Science classrooms are supposed to teach scientific reasoning and critical thinking. All too often, however, they focus on correctly memorizing the known facts and correctly executing known procedures. This results in a conflicting message where our words about how science is exploratory and that mistakes are part of that process are undermined by courses and grading structures that strongly discourage making any mistakes because there will be significant consequences. Modifications of the science classroom by framing every activity around the question “what if I’m wrong?” and guiding students through the application of that question without penalties can help move students towards internalizing that question as the most important one to ask.
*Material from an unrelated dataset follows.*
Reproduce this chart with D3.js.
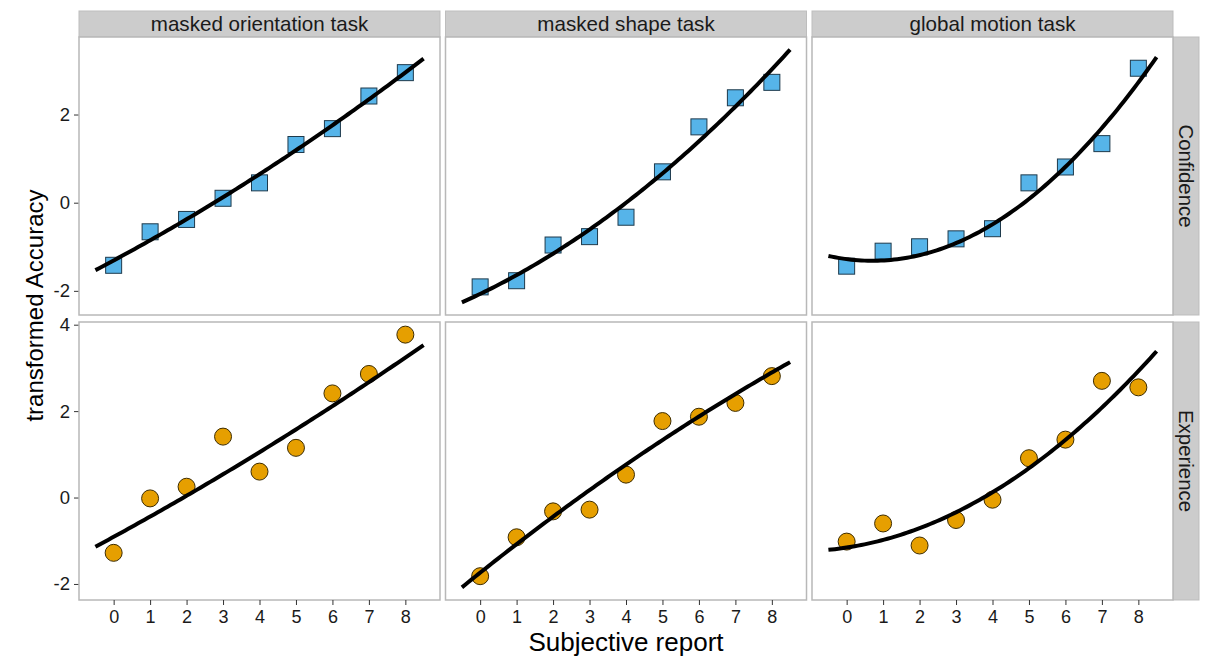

Internalizing that question is difficult because it requires humility, a quality that is fairly lacking in a society focused on and that rewards certainty and brashness. But asking that question is the only way to true critical thinking and ultimately, a better understanding of our universe so that we can make better decisions. It’s certainly a question I wish I had learned to ask myself far earlier than I did, which would have made my path to a PhD easier. And it’s a question that I am increasingly asking my students to grapple with as often as possible so that they don’t go down the same path.
Notes for Practice
Scientific Thinking
Emphasize the question What if I’m wrong? Scientific inquiry can only truly begin when you become willing to question your own assumptions, rather than focusing on finding evidence to support your pre-conceived notions.
Have students reflect on what they would expect to find if their assumptions are incorrect. Many students are not comfortable with this kind of thinking, so the more practice they can get with it the better.
Create consequence-free exploration zones. If students are to internalize exploring pathways that may potentially be wrong, they can’t be penalized for doing so.